Job Search: Core Message Statement/"Elevator Pitch"
A short spoken statement (30-second mini-abstract) about you that lets people know who you are, what you do well, and what you are looking for. In your own authentic voice, it is a well-prepared answer to the questions, "Tell me a little bit about yourself," or "So, what do you do?"
Basic Template for Your Core Message ("Pitch"):
Who you are:
My name is_________________________________. I am a(n)_________________________________
(Tip - This can be your actual job title or a descriptive term for your occupation. Examples include biologist, research scientist, microbiologist, biochemist, etc.)
(Tip - This is a short phrase that makes your title or occupation more specific)
What you do:
(Tip - Write a single sentence that describes what you do. For example, "I work with... and discover mechanisms that ..." Try to be specific so that people can really picture what you mean.)
Why you're the best, unique, talented; or what you do especially well (Skills):
(Tip - Write a sentence that expresses your best strength(s). For example, "My cutting-edge techniques and collaboration with other researchers allows me to ..." Provide a concrete example of something that sets you apart from others in your field.)
What contributions (values added) are you looking to make:
(Tip - Tell what you are looking for, in terms of what problems you will solve for the employer or for the world. For example, "I'm looking to continue research to discover new ..., make breakthroughs in ..., provide results that can lead to cures for...")
How and When to Use Your Core Message Statement ("Pitch"):
In an informal social setting: A way to introduce yourself or to start a conversation, or to answer such a question as, “Now tell me again, what the heck is it that you do?”
At a networking meeting, conference, workshop, etc.: Approaching a referral, target author or presenter, target lab director, new potential colleague . . .
In the job interview (on telephone or in person): “So, John, tell me a little bit about yourself.” If you have done your homework, you will know what kinds of things to highlight. If you haven’t done your homework, you can still try a basic statement, or you can attempt to ask them about their particular needs and interests before you launch your pitch, and then try to address their needs and interests. Think about what you want them to say about you when you are gone.
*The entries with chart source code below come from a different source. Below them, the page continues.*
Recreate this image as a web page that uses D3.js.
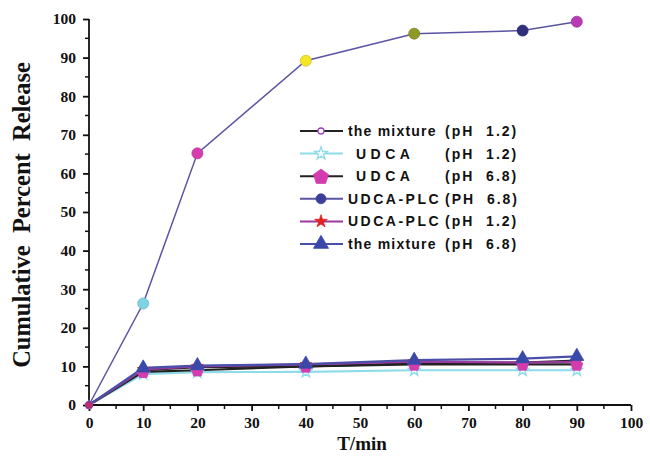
<!DOCTYPE html>
<html><head><meta charset="utf-8">
<script src="https://cdn.jsdelivr.net/npm/d3@7"></script>
<style>body{margin:0;background:#fff}svg{display:block}</style>
</head><body>
<svg id="c" width="650" height="458"></svg>
<script>
const times = [0, 10, 20, 40, 60, 80, 90];
const mixture12 = [0, 9.0, 9.8, 10.0, 10.8, 11.0, 11.5];
const udca12 = [0, 8.0, 8.5, 8.6, 9.0, 9.0, 9.0];
const udca68 = [0, 8.6, 9.0, 10.0, 10.5, 10.5, 10.5];
const plc68 = [0, 26.3, 65.2, 89.2, 96.2, 97.0, 99.3];
const plc12 = [0, 9.2, 10.0, 10.5, 11.2, 11.0, 11.2];
const mixture68 = [0, 9.6, 10.2, 10.6, 11.6, 12.0, 12.6];
const plcPointColors = ["#c03070", "#7fd3e6", "#d63cad", "#f4e526", "#8f9a26", "#2f2f7d", "#b93bb4"];
const xTicks = [0,10,20,30,40,50,60,70,80,90,100];
const yTicks = [0,10,20,30,40,50,60,70,80,90,100];
const legendNames = ["the mixture", "UDCA", "UDCA", "UDCA-PLC", "UDCA-PLC", "the mixture"];
const legendPH = ["(pH 1.2)", "(pH 1.2)", "(pH 6.8)", "(PH 6.8)", "(pH 1.2)", "(pH 6.8)"];

const svg = d3.select("#c");
const x = d3.scaleLinear().domain([0,100]).range([89,631]);
const y = d3.scaleLinear().domain([0,100]).range([405,19]);

const serif = "'Liberation Serif','Times New Roman',serif";
const sans = "'Liberation Sans',Arial,sans-serif";
const xAxis = d3.axisBottom(x).tickValues(xTicks).tickSize(6).tickPadding(6).tickFormat(d3.format("d"));
const gx = svg.append("g").attr("transform","translate(0,405)").call(xAxis);
gx.select(".domain").attr("stroke","#111").attr("stroke-width",1.8).attr("d","M89,0H631");
gx.selectAll(".tick line").attr("stroke","#111").attr("stroke-width",1.8);
gx.selectAll("text").attr("font-family",serif).attr("font-weight","bold").attr("font-size",15.5).attr("fill","#111");
const xMinor = d3.range(5,100,10);
svg.append("g").selectAll("line").data(xMinor).join("line")
  .attr("x1",d=>x(d)).attr("x2",d=>x(d)).attr("y1",405).attr("y2",409)
  .attr("stroke","#111").attr("stroke-width",1.5);

const yAxis = d3.axisLeft(y).tickValues(yTicks).tickSize(6).tickPadding(7).tickFormat(d3.format("d"));
const gy = svg.append("g").attr("transform","translate(89,0)").call(yAxis);
gy.select(".domain").attr("stroke","#111").attr("stroke-width",1.8).attr("d","M0,405V19");
gy.selectAll(".tick line").attr("stroke","#111").attr("stroke-width",1.8);
gy.selectAll("text").attr("font-family",serif).attr("font-weight","bold").attr("font-size",15.5).attr("fill","#111");
const yMinor = d3.range(5,100,10);
svg.append("g").selectAll("line").data(yMinor).join("line")
  .attr("x1",85).attr("x2",89).attr("y1",d=>y(d)).attr("y2",d=>y(d))
  .attr("stroke","#111").attr("stroke-width",1.5);

svg.append("text").attr("x",362).attr("y",450).attr("text-anchor","middle")
  .attr("font-family",serif).attr("font-weight","bold").attr("font-size",19).attr("fill","#111").text("T/min");
svg.append("text").attr("transform","translate(30,215) rotate(-90)").attr("text-anchor","middle")
  .attr("font-family",serif).attr("font-weight","bold").attr("font-size",24.5).attr("fill","#111")
  .style("white-space","pre").text("Cumulative  Percent  Release");

const series = [
  {vals: mixture12, line:"#222", marker:"circleOpen", mcol:"#9a40c0"},
  {vals: udca12, line:"#8fdbea", marker:"starOpen", mcol:"#8fdbea"},
  {vals: udca68, line:"#222", marker:"pentagon", mcol:"#d23cae"},
  {vals: plc68, line:"#5b54a3", marker:"circle", mcol:"#3b3f9a"},
  {vals: plc12, line:"#9a3aa0", marker:"star", mcol:"#e02424"},
  {vals: mixture68, line:"#4a4fa8", marker:"triangle", mcol:"#3a48aa"}
];

const line = d3.line().x((d,i)=>x(times[i])).y(d=>y(d));

function markerPath(type, s) {
  switch(type){
    case "triangle": return d3.symbol(d3.symbolTriangle, s*s*0.433)();
    case "star": case "starOpen": return d3.symbol(d3.symbolStar, s*s*0.3)();
    case "pentagon": {
      const r = s/1.9;
      const pts = d3.range(5).map(k=>{const a=-Math.PI/2+k*2*Math.PI/5;return [Math.cos(a)*r,Math.sin(a)*r+r*0.1];});
      return "M"+pts.join("L")+"Z";
    }
    default: return d3.symbol(d3.symbolCircle, s*s*0.785)();
  }
}
function drawMarker(g, type, col, cx, cy, s){
  const open = type.endsWith("Open");
  g.append("path").attr("d", markerPath(type,s)).attr("transform",`translate(${cx},${cy})`)
    .attr("fill", open ? "#fff" : col).attr("stroke", col).attr("stroke-width", open?1.3:0.8);
}

const plot = svg.append("g");
series.forEach(sr=>{
  plot.append("path").datum(sr.vals).attr("d",line).attr("fill","none")
    .attr("stroke",sr.line).attr("stroke-width",sr.vals===plc68?1.5:2.2);
});
const plotSize = {triangle:14, pentagon:12, star:12, starOpen:12, circleOpen:6};
const drawOrder = [1,0,4,2,5];
drawOrder.forEach(si=>{
  const sr = series[si];
  sr.vals.forEach((v,i)=>{
    const s = i===0 ? 7 : plotSize[sr.marker];
    drawMarker(plot, sr.marker, sr.mcol, x(times[i]), y(v), s);
  });
});
plc68.forEach((v,i)=>{
  plot.append("circle").attr("cx",x(times[i])).attr("cy",y(v)).attr("r",i===0?3:5.5)
    .attr("fill",plcPointColors[i]).attr("stroke",d3.color(plcPointColors[i]).darker(0.4)).attr("stroke-width",0.8);
});

const legSize = {circleOpen:6, starOpen:13, pentagon:15, circle:10, star:13, triangle:15};
const lg = svg.append("g");
legendNames.forEach((nm,i)=>{
  const sr = series[i];
  const ly = 131 + i*22.6;
  lg.append("line").attr("x1",300).attr("x2",343).attr("y1",ly).attr("y2",ly).attr("stroke",sr.line).attr("stroke-width",2);
  drawMarker(lg, sr.marker, sr.mcol, 321, ly, legSize[sr.marker]);
  const isU = nm.startsWith("UDCA");
  lg.append("text").attr("x", nm==="UDCA"?356:348).attr("y",ly+5).attr("font-family",sans)
    .attr("font-weight","bold").attr("font-size",14).attr("letter-spacing",isU?(nm==="UDCA"?4.5:2.5):1.2)
    .attr("fill","#111").text(nm);
  lg.append("text").attr("x",445).attr("y",ly+5).attr("font-family",sans)
    .attr("font-weight","bold").attr("font-size",14).attr("letter-spacing",2.0)
    .attr("fill","#111").style("white-space","pre").text(legendPH[i].replace(" ","  "));
});
</script>
</body></html>
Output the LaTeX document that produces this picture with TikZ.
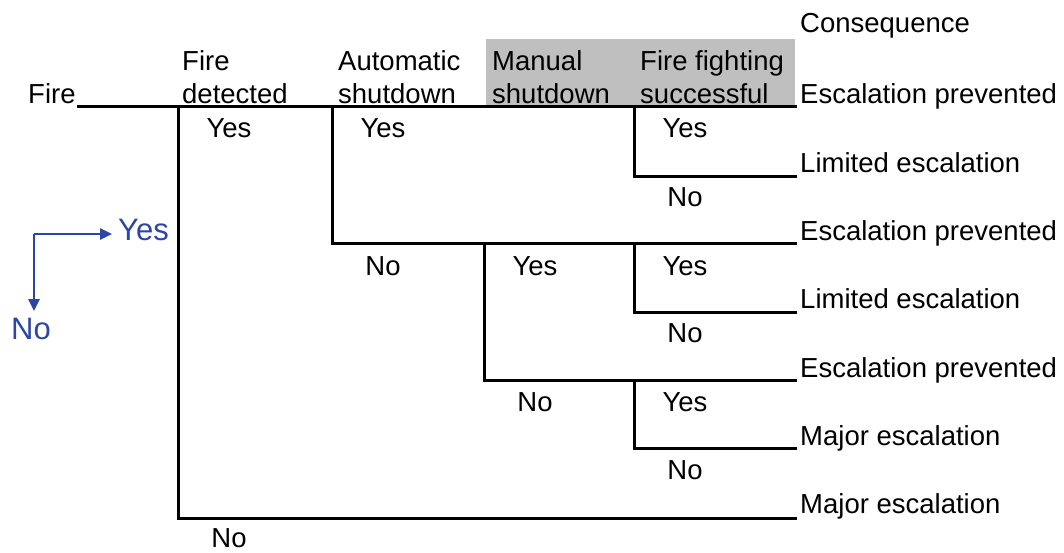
\documentclass[tikz,border=0pt]{standalone}
\usepackage{fontspec}
\setmainfont{Liberation Sans}
\usetikzlibrary{arrows.meta}
\definecolor{legblue}{RGB}{45,70,165}
\definecolor{hdrgray}{RGB}{191,191,191}
\begin{document}
\begin{tikzpicture}[x=1pt,y=-1pt,
  txt/.style={inner sep=0pt,anchor=base west,font=\fontsize{27.5}{33}\selectfont},
  lab/.style={inner sep=0pt,anchor=base,font=\fontsize{27.5}{33}\selectfont},
  branch/.style={line width=3pt,line cap=rect,line join=miter},
  legarrow/.style={legblue,line width=2.5pt,-{Triangle[length=12pt,width=11pt]}},
  legtxt/.style={inner sep=0pt,text=legblue,font=\fontsize{31}{36}\selectfont}]
\useasboundingbox (0,0) rectangle (1064,552);
% header shading
\fill[hdrgray] (486,39) rectangle (795,106);
% headers
\node[txt] (h1a) at (182,70) {Fire};
\node[txt] (h1b) at (182,103) {detected};
\node[txt] (h2a) at (338,70) {Automatic};
\node[txt] (h2b) at (338,103) {shutdown};
\node[txt] (h3a) at (492,70) {Manual};
\node[txt] (h3b) at (492,103) {shutdown};
\node[txt] (h4a) at (640,70) {Fire fighting};
\node[txt] (h4b) at (640,103) {successful};
\node[txt] (hc) at (800,32) {Consequence};
\node[txt] (fire) at (28,103) {Fire};
% coordinates
\coordinate (s) at (78,106);
\coordinate (e0) at (795,106);
\coordinate (a1) at (178,106); \coordinate (a2) at (178,518); \coordinate (a3) at (795,518);
\coordinate (b1) at (332,106); \coordinate (b2) at (332,243); \coordinate (b3) at (795,243);
\coordinate (c1) at (634,106); \coordinate (c2) at (634,176); \coordinate (c3) at (795,176);
\coordinate (d1) at (484,243); \coordinate (d2) at (484,380); \coordinate (d3) at (795,380);
\coordinate (f1) at (634,243); \coordinate (f2) at (634,312); \coordinate (f3) at (795,312);
\coordinate (g1) at (634,380); \coordinate (g2) at (634,448); \coordinate (g3) at (795,448);
% branches
\draw[branch] (s) -- (e0);
\draw[branch] (a1) -- (a2) -- (a3);
\draw[branch] (b1) -- (b2) -- (b3);
\draw[branch] (c1) -- (c2) -- (c3);
\draw[branch] (d1) -- (d2) -- (d3);
\draw[branch] (f1) -- (f2) -- (f3);
\draw[branch] (g1) -- (g2) -- (g3);
% yes/no labels
\node[lab] (y1) at (229,137) {Yes};
\node[lab] (y2) at (383,137) {Yes};
\node[lab] (y3) at (685,137) {Yes};
\node[lab] (n3) at (685,206) {No};
\node[lab] (n2) at (383,275) {No};
\node[lab] (y4) at (535,275) {Yes};
\node[lab] (y5) at (685,275) {Yes};
\node[lab] (n5) at (685,342) {No};
\node[lab] (n4) at (535,411) {No};
\node[lab] (y6) at (685,411) {Yes};
\node[lab] (n6) at (685,479) {No};
\node[lab] (n1) at (229,547) {No};
% legend
\coordinate (lc) at (34,234);
\node[legtxt,anchor=west] (ly) at (118,230) {Yes};
\node[legtxt,anchor=north] (ln) at (31,318) {No};
\draw[legarrow] (lc) -- (112,234);
\draw[legarrow] (lc) -- (34,311);
% consequences
\node[txt] (k1) at (800,103) {Escalation prevented};
\node[txt] (k2) at (800,172) {Limited escalation};
\node[txt] (k3) at (800,240) {Escalation prevented};
\node[txt] (k4) at (800,308) {Limited escalation};
\node[txt] (k5) at (800,377) {Escalation prevented};
\node[txt] (k6) at (800,445) {Major escalation};
\node[txt] (k7) at (800,513) {Major escalation};
\end{tikzpicture}
\end{document}
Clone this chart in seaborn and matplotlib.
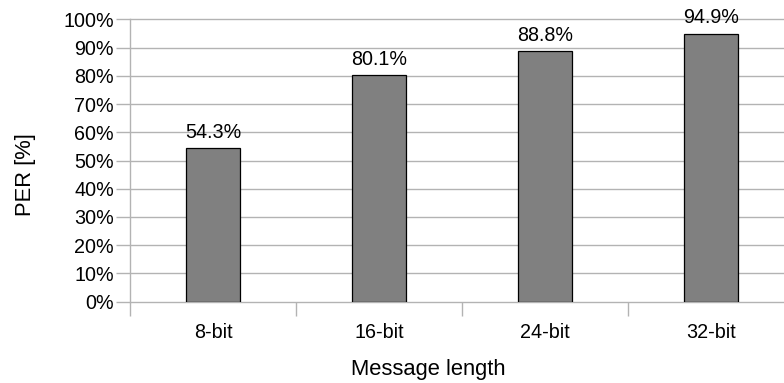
import matplotlib
matplotlib.use("Agg")
import matplotlib.pyplot as plt
import seaborn as sns
import pandas as pd
from matplotlib.ticker import FixedLocator, PercentFormatter

categories = ["8-bit", "16-bit", "24-bit", "32-bit"]
per_values = [54.3, 80.1, 88.8, 94.9]

sns.set_theme(style="white")
plt.rcParams["font.family"] = ["Liberation Sans", "DejaVu Sans"]

df = pd.DataFrame({"length": categories, "per": per_values})

W, H = 784, 383
fig = plt.figure(figsize=(W / 100, H / 100), dpi=100)
ax = fig.add_axes([130 / W, 1 - 301.7 / H, (W - 130) / W, (301.7 - 19.3) / H])

sns.barplot(data=df, x="length", y="per", ax=ax, color="#808080",
            saturation=1, width=0.33, edgecolor="black", linewidth=0.9, zorder=3)

ax.set_ylim(0, 100)
ax.set_xlim(-0.5, 3.5 - 10 / 166)
ax.set_yticks(range(0, 101, 10))
ax.yaxis.set_major_formatter(PercentFormatter(decimals=0))
ax.grid(axis="y", color="#b3b3b3", linewidth=1, zorder=0, clip_on=False)

# category boundary ticks on the x axis, labels centred under bars
ax.set_xticks([])
ax.xaxis.set_minor_locator(FixedLocator([-0.5, 0.5, 1.5, 2.5, 3.5]))
ax.tick_params(axis="x", which="minor", length=10, width=1, color="#b3b3b3", bottom=True)
for i, c in enumerate(categories):
    ax.text(i, -7.5, c, ha="center", va="top", fontsize=14.2, color="black")
ax.tick_params(axis="y", which="major", length=10, width=1, color="#b3b3b3",
               left=True, labelsize=14.2, labelcolor="black", pad=1.5)

for s in ["top", "right", "bottom"]:
    ax.spines[s].set_visible(False)
ax.spines["left"].set_color("#b3b3b3")
ax.spines["left"].set_linewidth(1)

for i, v in enumerate(per_values):
    ax.text(i, v + 2.2, f"{v:.1f}%", ha="center", va="bottom", fontsize=14.2, color="black")

ax.set_xlabel("")
ax.set_ylabel("")
fig.text(25 / W, 1 - 175 / H, "PER [%]", rotation=90, ha="center", va="center",
         fontsize=15.8, color="black")
fig.text(428 / W, 1 - 369 / H, "Message length", ha="center", va="center",
         fontsize=15.8, color="black")

fig.savefig("out.png", dpi=100)
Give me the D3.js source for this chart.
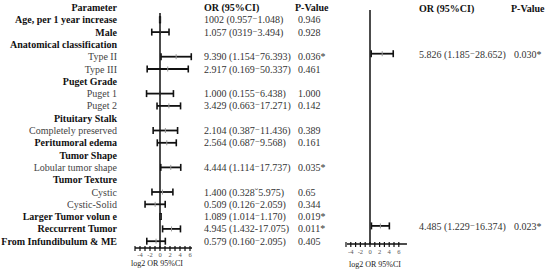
<!DOCTYPE html>
<html><head><meta charset="utf-8">
<script src="https://cdn.jsdelivr.net/npm/d3@7/dist/d3.min.js"></script>
<style>body{margin:0;background:#fff}svg{display:block}text{font-family:"Liberation Serif","Times New Roman","DejaVu Serif",serif}</style>
</head><body><svg id="c" width="550" height="271"></svg>
<script>
// ---- data ----
const labels = ["Age, per 1 year increase","Male","Anatomical classification","Type II","Type III","Puget Grade","Puget 1","Puget 2","Pituitary Stalk","Completely preserved","Peritumoral edema","Tumor Shape","Lobular tumor shape","Tumor Texture","Cystic","Cystic-Solid","Larger Tumor volun e","Reccurrent Tumor","From Infundibulum & ME"];
const boldRow = [1,1,1,0,0,1,0,0,1,0,1,1,0,1,0,0,1,1,1];
const orVal = [1.002,1.057,null,9.390,2.917,null,1.000,3.429,null,2.104,2.564,null,4.444,null,1.400,0.509,1.089,4.945,0.579];
const ciLow = [0.957,0.319,null,1.154,0.169,null,0.155,0.663,null,0.387,0.687,null,1.114,null,0.328,0.126,1.014,1.432,0.160];
const ciHigh = [1.048,3.494,null,76.393,50.337,null,6.438,17.271,null,11.436,9.568,null,17.737,null,5.975,2.059,1.170,17.075,2.095];
const orText = ["1002 (0.957\u207B1.048)","1.057 (0319\u207B3.494)","","9.390 (1.154\u207B76.393)","2.917 (0.169\u207B50.337)","","1.000 (0.155\u207B6.438)","3.429 (0.663\u207B17.271)","","2.104 (0.387\u207B11.436)","2.564 (0.687\u207B9.568)","","4.444 (1.114\u207B17.737)","","1.400 (0.328\u02D85.975)","0.509 (0.126\u207B2.059)","1.089 (1.014\u207B1.170)","4.945 (1.432-17.075)","0.579 (0.160\u207B2.095)"];
const pText = ["0.946","0.928","","0.036*","0.461","","1.000","0.142","","0.389","0.161","","0.035*","","0.65","0.344","0.019*","0.011*","0.405"];
// multivariate
const mvRows = ["Type II","Reccurrent Tumor"];
const mvOr = [5.826,4.485];
const mvLow = [1.185,1.229];
const mvHigh = [28.652,16.374];
const mvOrText = ["5.826 (1.185\u207B28.652)","4.485 (1.229\u207B16.374)"];
const mvPText = ["0.030*","0.023*"];
const tickVals = [-4,-2,0,2,4,6];
const minorTicks = [-5,-3,-1,1,3,5];

// ---- layout ----
const svg = d3.select("#c");
const rowKeys = ["__header"].concat(labels);
const y = d3.scalePoint().domain(rowKeys).range([7.5, 7.5 + 19*12.3]);
const x1 = d3.scaleLinear().domain([0, 6]).range([160, 190]);
const x2 = d3.scaleLinear().domain([0, 6]).range([370, 398.8]);

function txt(xp, yp, s, opt) {
  opt = opt || {};
  return svg.append("text").attr("x", xp).attr("y", yp)
    .attr("dominant-baseline", "central")
    .attr("text-anchor", opt.anchor || "start")
    .style("font-size", (opt.size || 10) + "px")
    .style("font-weight", opt.bold ? "bold" : "normal")
    .attr("fill", opt.fill || "#111")
    .text(s);
}

// headers
txt(117, y("__header"), "Parameter", {anchor:"end", bold:true});
txt(204, y("__header"), "OR (95%CI)", {bold:true});
txt(295, y("__header"), "P-Value", {bold:true});
txt(419, y("__header")+1, "OR (95%CI)", {bold:true});
txt(511, y("__header")+1, "P-Value", {bold:true});

labels.forEach((l, i) => {
  txt(117, y(l), l, {anchor:"end", bold:boldRow[i]===1, fill: boldRow[i]===1 ? "#111" : "#444"});
  if (orText[i]) txt(204, y(l), orText[i], {fill:"#333"});
  if (pText[i]) txt(298, y(l), pText[i], {fill:"#333"});
});

function forest(xs, rows, ors, lows, highs, dy, top, axisY, tickY, titleY, titleDx, ext) {
  const g = svg.append("g");
  rows.forEach((r, i) => {
    if (ors[i] == null) return;
    const yy = y(r) + dy;
    const a = xs(Math.log2(lows[i])), b = xs(Math.log2(highs[i])), m = xs(Math.log2(ors[i]));
    g.append("line").attr("x1", a).attr("x2", b).attr("y1", yy).attr("y2", yy).attr("stroke", "#111").attr("stroke-width", 1.8);
    [a, b].forEach(v => g.append("line").attr("x1", v).attr("x2", v).attr("y1", yy-3.5).attr("y2", yy+3.5).attr("stroke", "#111").attr("stroke-width", 1.6));
    g.append("line").attr("x1", m).attr("x2", m).attr("y1", yy-2.5).attr("y2", yy+2.5).attr("stroke", "#999").attr("stroke-width", 1);
  });
  g.append("line").attr("x1", xs(0)).attr("x2", xs(0)).attr("y1", top).attr("y2", axisY).attr("stroke", "#111").attr("stroke-width", 1.5);
  g.append("line").attr("x1", xs(ext[0])).attr("x2", xs(ext[1])).attr("y1", axisY).attr("y2", axisY).attr("stroke", "#111").attr("stroke-width", 1.5);
  tickVals.concat(minorTicks).forEach(t => {
    g.append("line").attr("x1", xs(t)).attr("x2", xs(t)).attr("y1", axisY-2).attr("y2", axisY+3).attr("stroke", "#111").attr("stroke-width", 1.2);
  });
  tickVals.forEach(t => {
    g.append("text").attr("x", xs(t)).attr("y", tickY).attr("text-anchor", "middle").attr("dominant-baseline", "central")
      .style("font-size", "6.5px").attr("fill", "#555").text(t);
  });
  g.append("text").attr("x", xs(0) + titleDx).attr("y", titleY).attr("text-anchor", "middle").attr("dominant-baseline", "central")
    .style("font-size", "8px").attr("fill", "#222").text("log2  OR  95%CI");
}

forest(x1, labels, orVal, ciLow, ciHigh, 0, 13, 248, 254.5, 263.5, -3, [-5, 6.4]);
forest(x2, mvRows, mvOr, mvLow, mvHigh, -3, 10, 244, 251, 264, 5, [-4.8, 7.7]);

mvRows.forEach((r, i) => {
  txt(419, y(r) - 2, mvOrText[i], {fill:"#333"});
  txt(514, y(r) - 2, mvPText[i], {fill:"#333"});
});
</script></body></html>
In your letter of introduction or cover letter: It can provide an excellent basis for your second paragraph.
As an introduction for a presentation, workshop, class, or speech that you are giving
Develop your core message statement/ “pitch” quickly by writing it out first, and then talking it out. Make adjustments until it sounds and feels right for you.
You may develop several different pitches in order to address specific situations and specific targets.
Practice out loud in front of a mirror, in the shower, or in the car. Practice with friends and colleagues.
A positive core message statement (“pitch”) will enhance your professional presence and stature, boost your self-confidence, and reduce your anxiety. It helps you establish your identity as a professional, and it opens doors for connection and collaboration.
Take the initiative. Make eye contact. Smile. You belong here. You have much to contribute.